● The task: Copy out each line exactly; pictures stay out of the copy.

▬▬▬▬▬▬▬▬▬▬

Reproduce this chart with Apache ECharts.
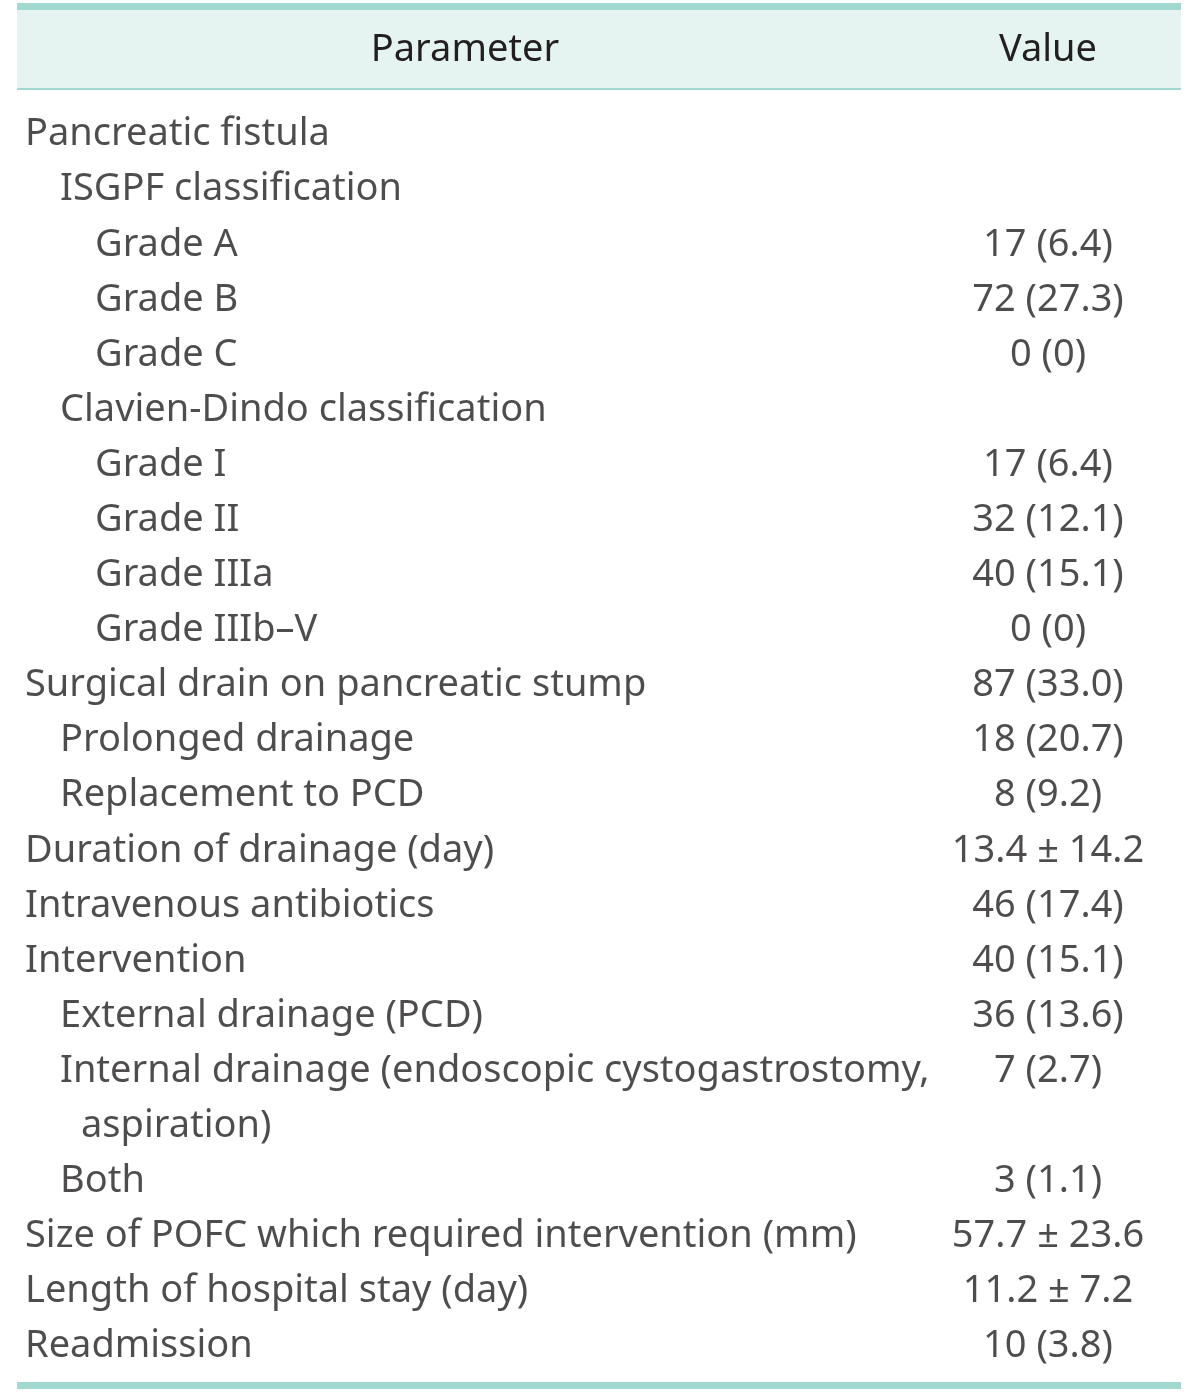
<!DOCTYPE html>
<html><head><meta charset="utf-8">
<script src="https://cdn.jsdelivr.net/npm/echarts@6/dist/echarts.min.js"></script>
<style>html,body{margin:0;padding:0;background:#fff}#c{width:1200px;height:1394px}</style>
</head><body><div id="c"></div>
<script>
const headers = ['Parameter', 'Value'];
const params = [
  'Pancreatic fistula',
  'ISGPF classification',
  'Grade A',
  'Grade B',
  'Grade C',
  'Clavien-Dindo classification',
  'Grade I',
  'Grade II',
  'Grade IIIa',
  'Grade IIIb\u2013V',
  'Surgical drain on pancreatic stump',
  'Prolonged drainage',
  'Replacement to PCD',
  'Duration of drainage (day)',
  'Intravenous antibiotics',
  'Intervention',
  'External drainage (PCD)',
  'Internal drainage (endoscopic cystogastrostomy,',
  'aspiration)',
  'Both',
  'Size of POFC which required intervention (mm)',
  'Length of hospital stay (day)',
  'Readmission'
];
const values = [
  '', '', '17 (6.4)', '72 (27.3)', '0 (0)', '', '17 (6.4)', '32 (12.1)', '40 (15.1)', '0 (0)',
  '87 (33.0)', '18 (20.7)', '8 (9.2)', '13.4 \u00b1 14.2', '46 (17.4)', '40 (15.1)', '36 (13.6)',
  '7 (2.7)', '', '3 (1.1)', '57.7 \u00b1 23.6', '11.2 \u00b1 7.2', '10 (3.8)'
];
const indentLevel = [0,1,2,2,2,1,2,2,2,2,0,1,1,0,0,0,1,1,1.6,1,0,0,0];

const FONT = 'Noto Sans';
const FS = 38;
const TEXT = '#231f20';
const LEFT0 = 25, STEP = 35, VALX = 1048;
const rows = params.map((_, i) => String(i));

const chart = echarts.init(document.getElementById('c'), null, {renderer: 'canvas'});
chart.setOption({
  backgroundColor: '#fff',
  animation: false,
  grid: {left: 0, right: 0, top: 107, height: 1267},
  xAxis: {type: 'value', min: 0, max: 1200, show: false},
  yAxis: {type: 'category', data: rows, inverse: true, show: false},
  graphic: [
    {type: 'rect', shape: {x: 17, y: 3, width: 1164, height: 86}, style: {fill: '#e6f4f1'}, silent: true},
    {type: 'rect', shape: {x: 17, y: 3, width: 1164, height: 7}, style: {fill: '#a1d8cf'}, silent: true},
    {type: 'rect', shape: {x: 17, y: 88, width: 1164, height: 2}, style: {fill: '#a1d8cf'}, silent: true},
    {type: 'rect', shape: {x: 17, y: 1382, width: 1164, height: 7}, style: {fill: '#a1d8cf'}, silent: true},
    {type: 'text', x: 465, y: 50, style: {text: headers[0], font: FS + 'px "' + FONT + '"', fill: TEXT, align: 'center', verticalAlign: 'middle'}},
    {type: 'text', x: VALX, y: 50, style: {text: headers[1], font: FS + 'px "' + FONT + '"', fill: TEXT, align: 'center', verticalAlign: 'middle'}}
  ],
  series: [
    {
      type: 'scatter', symbolSize: 0, silent: true,
      data: params.map((p, i) => ({value: [LEFT0 + indentLevel[i] * STEP, i], name: p})),
      label: {show: true, position: 'right', distance: 0, formatter: p => p.name,
        fontFamily: FONT, fontSize: FS, color: TEXT, align: 'left', verticalAlign: 'middle'}
    },
    {
      type: 'scatter', symbolSize: 0, silent: true,
      data: values.map((v, i) => ({value: [VALX, i], name: v})),
      label: {show: true, position: 'inside', formatter: p => p.name,
        fontFamily: FONT, fontSize: FS, color: TEXT, align: 'center', verticalAlign: 'middle'}
    }
  ]
});
</script></body></html>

▬▬▬▬▬▬▬▬▬▬

● Task result:
Reproduce this chart with Apache ECharts.
<!DOCTYPE html>
<html><head><meta charset="utf-8">
<script src="https://cdn.jsdelivr.net/npm/echarts@6/dist/echarts.min.js"></script>
<style>html,body{margin:0;padding:0;background:#fff}#c{width:1200px;height:1394px}</style>
</head><body><div id="c"></div>
<script>
const headers = ['Parameter', 'Value'];
const params = [
  'Pancreatic fistula',
  'ISGPF classification',
  'Grade A',
  'Grade B',
  'Grade C',
  'Clavien-Dindo classification',
  'Grade I',
  'Grade II',
  'Grade IIIa',
  'Grade IIIb\u2013V',
  'Surgical drain on pancreatic stump',
  'Prolonged drainage',
  'Replacement to PCD',
  'Duration of drainage (day)',
  'Intravenous antibiotics',
  'Intervention',
  'External drainage (PCD)',
  'Internal drainage (endoscopic cystogastrostomy,',
  'aspiration)',
  'Both',
  'Size of POFC which required intervention (mm)',
  'Length of hospital stay (day)',
  'Readmission'
];
const values = [
  '', '', '17 (6.4)', '72 (27.3)', '0 (0)', '', '17 (6.4)', '32 (12.1)', '40 (15.1)', '0 (0)',
  '87 (33.0)', '18 (20.7)', '8 (9.2)', '13.4 \u00b1 14.2', '46 (17.4)', '40 (15.1)', '36 (13.6)',
  '7 (2.7)', '', '3 (1.1)', '57.7 \u00b1 23.6', '11.2 \u00b1 7.2', '10 (3.8)'
];
const indentLevel = [0,1,2,2,2,1,2,2,2,2,0,1,1,0,0,0,1,1,1.6,1,0,0,0];

const FONT = 'Noto Sans';
const FS = 38;
const TEXT = '#231f20';
const LEFT0 = 25, STEP = 35, VALX = 1048;
const rows = params.map((_, i) => String(i));

const chart = echarts.init(document.getElementById('c'), null, {renderer: 'canvas'});
chart.setOption({
  backgroundColor: '#fff',
  animation: false,
  grid: {left: 0, right: 0, top: 107, height: 1267},
  xAxis: {type: 'value', min: 0, max: 1200, show: false},
  yAxis: {type: 'category', data: rows, inverse: true, show: false},
  graphic: [
    {type: 'rect', shape: {x: 17, y: 3, width: 1164, height: 86}, style: {fill: '#e6f4f1'}, silent: true},
    {type: 'rect', shape: {x: 17, y: 3, width: 1164, height: 7}, style: {fill: '#a1d8cf'}, silent: true},
    {type: 'rect', shape: {x: 17, y: 88, width: 1164, height: 2}, style: {fill: '#a1d8cf'}, silent: true},
    {type: 'rect', shape: {x: 17, y: 1382, width: 1164, height: 7}, style: {fill: '#a1d8cf'}, silent: true},
    {type: 'text', x: 465, y: 50, style: {text: headers[0], font: FS + 'px "' + FONT + '"', fill: TEXT, align: 'center', verticalAlign: 'middle'}},
    {type: 'text', x: VALX, y: 50, style: {text: headers[1], font: FS + 'px "' + FONT + '"', fill: TEXT, align: 'center', verticalAlign: 'middle'}}
  ],
  series: [
    {
      type: 'scatter', symbolSize: 0, silent: true,
      data: params.map((p, i) => ({value: [LEFT0 + indentLevel[i] * STEP, i], name: p})),
      label: {show: true, position: 'right', distance: 0, formatter: p => p.name,
        fontFamily: FONT, fontSize: FS, color: TEXT, align: 'left', verticalAlign: 'middle'}
    },
    {
      type: 'scatter', symbolSize: 0, silent: true,
      data: values.map((v, i) => ({value: [VALX, i], name: v})),
      label: {show: true, position: 'inside', formatter: p => p.name,
        fontFamily: FONT, fontSize: FS, color: TEXT, align: 'center', verticalAlign: 'middle'}
    }
  ]
});
</script></body></html>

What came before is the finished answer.